Her hair’s somewhat intact, ruddy clumps on the skin, hanging
like the sanguine bush-berries you’re not supposed to eat,
tempting. I fixate on that ‘cause her voice has fallen to a register
that quite cools my blood — every now and then, the croak
evolves into something tenorous, mostly on the harder vowels, hello
you but all other times, it’s a pendulum between a whisper
and a choke, and I can almost taste the chockery dancing
‘round her lungs. At some point, though, I start whispering too,
and she laughs, or convulses, a sandpaper sort of rhythm,
because the whole ordeal, to a bystander, at least, has begun to sound
quite morbid — corpses shuffling secrets through soil — and that wasn’t
the point of this.

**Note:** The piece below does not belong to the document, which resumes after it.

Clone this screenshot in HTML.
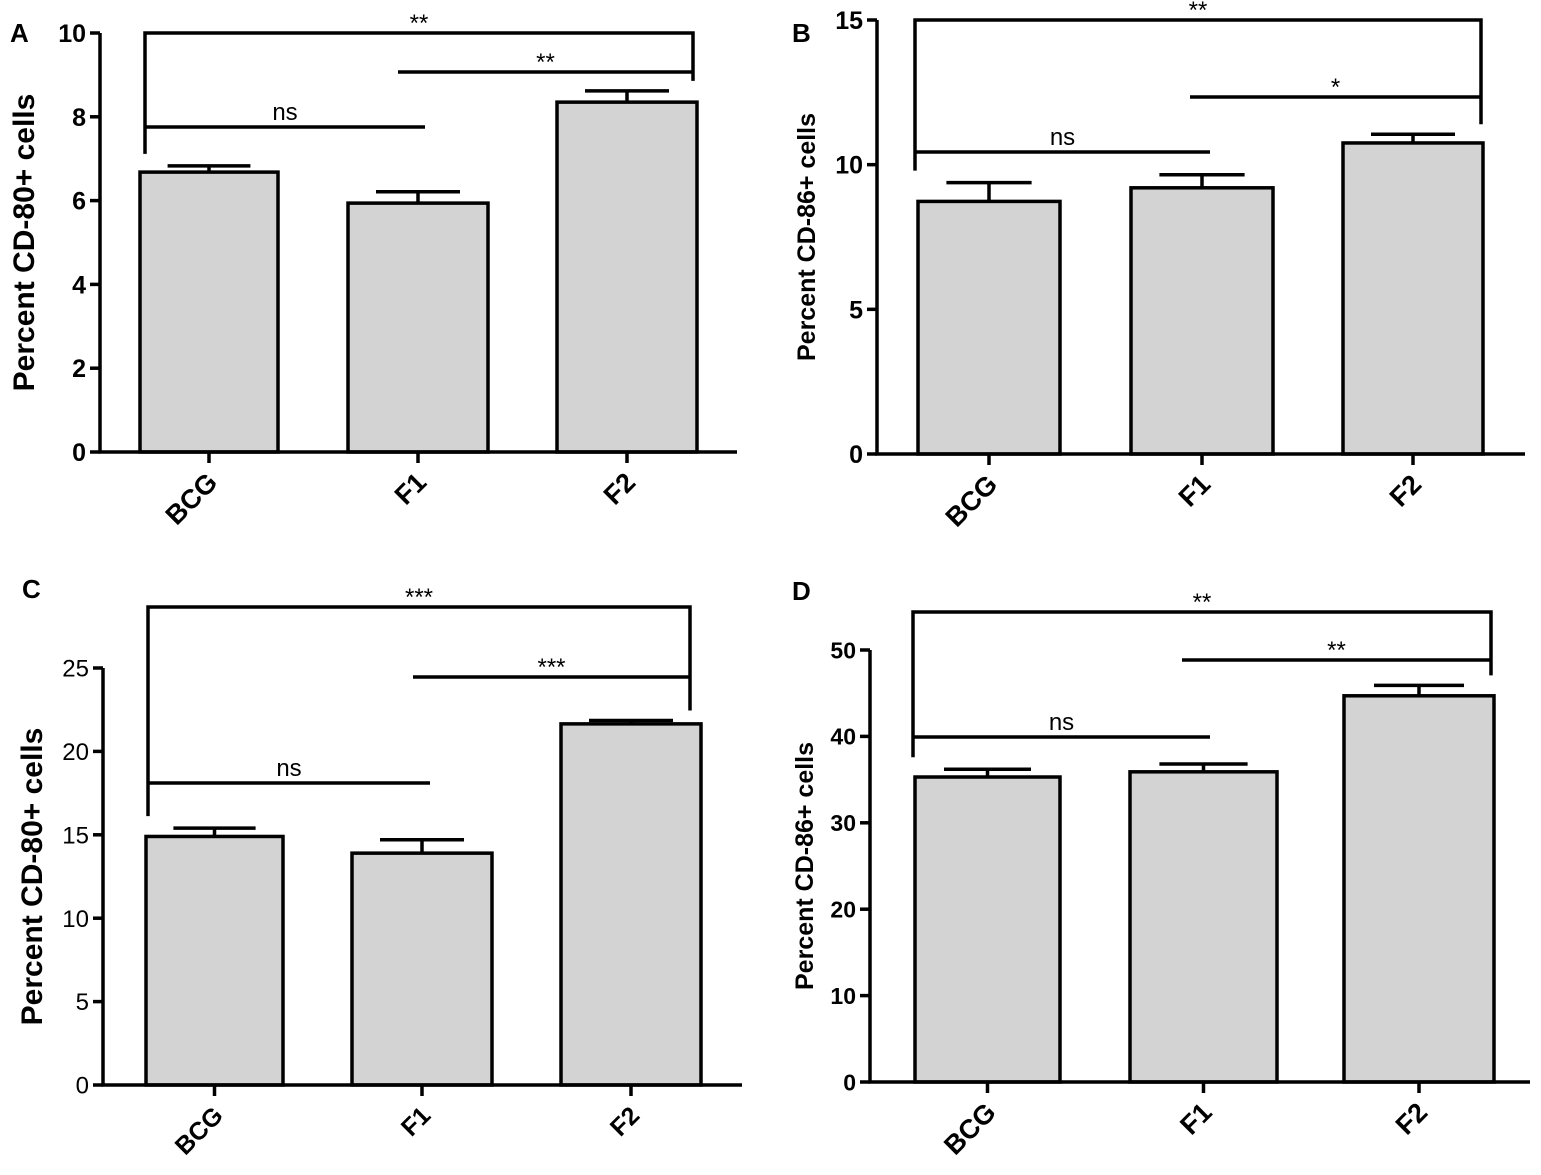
<!DOCTYPE html>
<html><head><meta charset="utf-8">
<style>
body{margin:0;background:#fff;}
svg{display:block;font-family:"Liberation Sans",Arial,sans-serif;}
</style></head>
<body>
<svg id="chart" width="1541" height="1175" viewBox="0 0 1541 1175" xmlns="http://www.w3.org/2000/svg"></svg>
<script>
const categories = ["BCG","F1","F2"];
const valuesA = [6.68, 5.94, 8.35];
const errorsA = [0.15, 0.27, 0.27];
const valuesB = [8.73, 9.2, 10.75];
const errorsB = [0.65, 0.45, 0.3];
const valuesC = [14.9, 13.9, 21.65];
const errorsC = [0.5, 0.8, 0.2];
const valuesD = [35.3, 35.9, 44.7];
const errorsD = [0.9, 0.9, 1.2];
const ticksA = [0,2,4,6,8,10];
const ticksB = [0,5,10,15];
const ticksC = [0,5,10,15,20,25];
const ticksD = [0,10,20,30,40,50];
const sigTop = ["**","**","***","**"];
const sigF1F2 = ["**","*","***","**"];

const svg = document.getElementById('chart');
const NS = 'http://www.w3.org/2000/svg';
function el(tag, attrs, parent){
  const e = document.createElementNS(NS, tag);
  for (const k in attrs) e.setAttribute(k, attrs[k]);
  (parent||svg).appendChild(e);
  return e;
}
const SW = 3.5;
const panels = [
  {id:'a', letter:'A', lx:10, ly:42, vals:valuesA, errs:errorsA, ticks:ticksA, max:10, ax:100, y0:452, yTop:33, xEnd:737, bars:[[140,278],[348,488],[557,697]],
   title:'Percent CD-80+ cells', tsize:30, tickSize:25, tickBold:true, tx:34,
   top:33, f1f2:72, ns:127, f1x:398, nsEnd:425, bl:145, br:693, catSize:27},
  {id:'b', letter:'B', lx:792, ly:42, vals:valuesB, errs:errorsB, ticks:ticksB, max:15, ax:877, y0:454, yTop:20, xEnd:1525, bars:[[918,1060],[1131,1273],[1343,1483]],
   title:'Percent CD-86+ cells', tsize:25, tickSize:25, tickBold:true, tx:815,
   top:20, f1f2:97, ns:152, f1x:1190, nsEnd:1210, bl:915, br:1481, catSize:27},
  {id:'c', letter:'C', lx:22, ly:598, vals:valuesC, errs:errorsC, ticks:ticksC, max:25, ax:103, y0:1085, yTop:668, xEnd:742, bars:[[146,283],[352,492],[561,701]],
   title:'Percent CD-80+ cells', tsize:30, tickSize:24, tickBold:false, tx:42,
   top:607, f1f2:677, ns:783, f1x:413, nsEnd:430, bl:148, br:690, catSize:25},
  {id:'d', letter:'D', lx:792, ly:600, vals:valuesD, errs:errorsD, ticks:ticksD, max:50, ax:870, y0:1082, yTop:650, xEnd:1530, bars:[[915,1060],[1130,1277],[1344,1494]],
   title:'Percent CD-86+ cells', tsize:25, tickSize:23, tickBold:true, tx:813,
   top:612, f1f2:660, ns:737, f1x:1182, nsEnd:1210, bl:913, br:1491, catSize:27}
];

panels.forEach((p, pi) => {
  const g = el('g', {});
  
  
  const y = v => p.y0 - (v / p.max) * (p.y0 - p.yTop);
  const lt = el('text', {x:p.lx, y:p.ly, 'font-size':26, 'font-weight':'bold'}, g);
  
  
  lt.textContent = p.letter;
  p.vals.forEach((v, i) => {
    const [x1, x2] = p.bars[i];
    const cx = (x1 + x2) / 2;
    const r = el('rect', {x:x1, y:y(v), width:x2-x1, height:p.y0-y(v), fill:'#d3d3d3', stroke:'#000', 'stroke-width':SW}, g);
    
    
    const ey = y(v + p.errs[i]);
    const e = el('path', {d:`M${cx} ${y(v)}V${ey}M${cx-(x2-x1)*0.3} ${ey}H${cx+(x2-x1)*0.3}`, stroke:'#000', 'stroke-width':SW, fill:'none'}, g);
    
    
    el('line', {x1:cx, x2:cx, y1:p.y0, y2:p.y0+11, stroke:'#000', 'stroke-width':SW}, g);
    const lbl = el('text', {x:0, y:0, 'font-size':p.catSize, 'font-weight':'bold', 'text-anchor':'end', transform:`translate(${cx+10},${p.y0+32}) rotate(-45)`}, g);
    
    
    lbl.textContent = categories[i];
  });
  const axes = el('path', {d:`M${p.ax} ${p.yTop}V${p.y0}H${p.xEnd}`, stroke:'#000', 'stroke-width':SW, fill:'none'}, g);
  
  
  p.ticks.forEach(t => {
    el('line', {x1:p.ax-10, x2:p.ax, y1:y(t), y2:y(t), stroke:'#000', 'stroke-width':SW}, g);
    const tt = el('text', {x:p.ax-14, y:y(t)+p.tickSize*0.36, 'font-size':p.tickSize, 'font-weight':p.tickBold?'bold':'normal', 'text-anchor':'end'}, g);
    
    
    tt.textContent = t;
  });
  const yt = el('text', {x:0, y:0, 'font-size':p.tsize, 'font-weight':'bold', 'text-anchor':'middle', transform:`translate(${p.tx},${(p.y0+p.yTop)/2}) rotate(-90)`}, g);
  
  
  yt.textContent = p.title;
  const leftDrop = y(p.vals[0] + p.errs[0]) - 12;
  const rightDrop = y(p.vals[2] + p.errs[2]) - 10;
  const b1 = el('path', {d:`M${p.bl} ${leftDrop}V${p.top}H${p.br}V${rightDrop}`, stroke:'#000', 'stroke-width':SW, fill:'none'}, g);
  
  
  const s1 = el('text', {x:(p.bl+p.br)/2, y:p.top-2, 'font-size':24, 'text-anchor':'middle'}, g);
  
  
  s1.textContent = sigTop[pi];
  const b2 = el('path', {d:`M${p.f1x} ${p.f1f2}H${p.br}`, stroke:'#000', 'stroke-width':SW, fill:'none'}, g);
  
  
  const s2 = el('text', {x:(p.f1x+p.br)/2, y:p.f1f2-2, 'font-size':24, 'text-anchor':'middle'}, g);
  
  
  s2.textContent = sigF1F2[pi];
  const b3 = el('path', {d:`M${p.bl} ${p.ns}H${p.nsEnd}`, stroke:'#000', 'stroke-width':SW, fill:'none'}, g);
  
  
  const s3 = el('text', {x:(p.bl+p.nsEnd)/2, y:p.ns-7, 'font-size':24, 'text-anchor':'middle'}, g);
  
  
  s3.textContent = 'ns';
});
</script>
</body></html>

She wrests my hands, I think to say, speak
how I remember, and an image opens up to me pure as crystal
in the air: how her fingers, threaded now in a haunting blue, are cold
like memory, ‘frigid hands, warm heart,’ that was her anthem,
and the full of swing of red she had, suburban magic, how she drove
so slow the cops’d accompany us home. And how, in her home,
the pill-box of a place, I’d prance the hardwood, letting my toes flinch
each relevé of cold, just to press on her cheeks, babyish as I could be
at a decade’s age, to hear her repetition, my own bid at heaven,
that warmth wasn’t something that could come alone. Tell me about
yourself, gargled with blood, and I realize I’m nothing new.
II.
I tell her how I’m no longer living in the present, and list, in adagio,
all the things I miss. My father, the White corolla, Ruby Tuesdays,
Church Road before they cut the highway through it. Her
dog, a bitch and mean, but the fun of messing with it, our
piano-player, the specks of fork-silver in his sad attempt at a beard,
and the way, like a swan song, he’d dilute all the supine guilt
the sermon had stirred up, evangelize our resent, and his
children before they nestled away in grief. Afternoons with her after
camp on the bay, camp on the bay, the bay, swimming in the bay,
knowing how to swim, not fearing it, the White corolla,
my father. It returns to the first, in adagio, she smiles, says that was a special time,
and I can see the bow knotting in the air, pulled taut as quickly
as it unraveled. Her eyes have found something peripheral to puzzle
on, satiated, I suppose, with me. This wasn’t what this was
supposed to be, but I feel I have to put my stake in her. So many gone
things. And just like the hardwood had fallen to the corners of my mind,
so would she — cancer, clumps, warm heart, and all. The room
has become a bit of a Babel, and she’s nodding at invisible words,
so I say yes it was special, the crystal image of it
clear in my mind: the blood-stone church ‘round the curving road,
and the gravel like a knife, and all of us rushing forward, dew
to a pearl-rimmed drain, black-tied in the guilt of it; yes, the raw
guilt of it, singing hymns even the almost-dead would never hear.